Like many of Goudy's other families, it has been re-released and made generally available after his death, under a variety of (often shorter) names. While no longer the corporate typeface of the University of California Press, it retains a strong popularity in academia and is used as a corporate typeface by several universities.

== Creation ==
Goudy used the font to set his book Typologia (1940) which was printed by the University of California Press in the new font, and he described his inspiration for it in the chapter The Story of a Type. He described it as particularly intended to be attractive in mass and said that the italic was intended to be "a refined letter, yet not, I hope, one which may be called prudish…some letters are a bit exuberant. As an italic is [mostly used] to emphasize a word…or sometimes merely to give a lighter touch, I have allowed myself to incorporate here and there in my font some forms more or less fanciful." It was finished just before a fire that destroyed Goudy's workshop, engraving machine and plan drawings, and Goudy noted in his book that it was lucky that he had posted off finished work to Monotype to use as a basis for making punches for their hot metal typesetting system, allowing some letters to be redrawn from patterns.

Goudy created the design from a position of great eminence as one of the most popular typeface designers of the first half of the twentieth century, and almost uniquely for type founders of the period as an independent artisan, not employed by any one company and free to pursue his own projects. However, tastes were changing away from his work even at the time he was commissioned by the University Press. Contemporary trends in graphic design saw a movement away from Goudy's love of warm, organic and rounded serif fonts, in favor crisper designs, such as sharp geometric sans-serif fonts and harder, more robust serifs such as Monotype's Times New Roman. Of his more than a hundred fonts designed (counting regular or roman fonts and italics separately), it would be his last—but two creation of a roman and italic. Goudy had high ambitions for his design, and wrote to California that "I'm trying hard to make it a magnum opus and maybe the effort is preventing more rapid progress – maybe magnum opuses aren't made so consciously."

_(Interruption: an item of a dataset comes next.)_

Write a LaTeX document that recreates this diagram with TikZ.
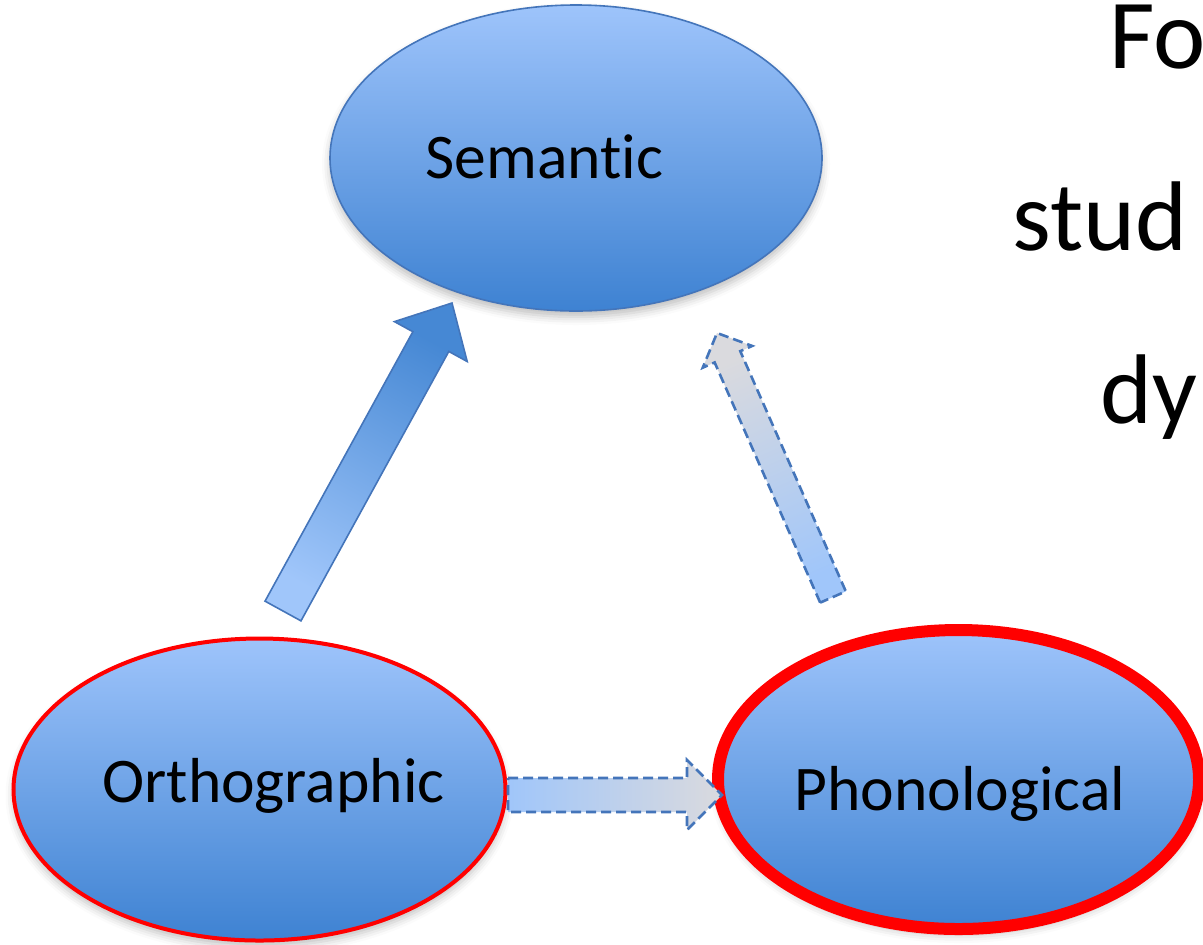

Walter Tracy in his book Letters of Credit was unimpressed with the design, commenting "the design is not particularly notable, but it is pleasant enough to read at 12 point and smaller...in the larger sizes some peculiarities show themselves: C, E, F and T look unfinished, s is too light, and in italic the ball terminals in s look at odds with the other capitals, though they are acceptable in the lowercase s."

== Naming ==
For a name, Goudy preferred 'Berkeley' after the press's location, which, he thought more 'aristocratic' than the alternative proposal of 'Californian'. However, Samuel Farquhar, the University Press's manager, requested a name change in order to avoid associating its name with just one of the university system's campuses. Both the proposed alternatives would later be used by rereleases.

== Public use ==
After the original type was commissioned for private use, 'California' was released publicly by different companies, first in 1958, by Lanston Monotype as 'Californian' and then under the name of 'Berkeley Old Style' by ITC. Both these versions have been digitized.

== Digitizations ==
In digital versions, ITC released Berkeley Old Style under its pre-existing name. Digital versions were also issued as 'Californian' by Font Bureau (included with some versions of Microsoft Office and by LTC (in different digitizations) and by Richard Beatty under the name of 'University Old Style'. Most of these versions added a bold type, which Goudy did not design himself. Font Bureau added a more delicate optical size for display use.

== Academic use ==
Although no longer the corporate font of the University of California Press or System, Goudy's font remains popular in academic use. As of 2022, it remains a corporate font of the Iowa State University; it is also used on the UC Berkeley word mark.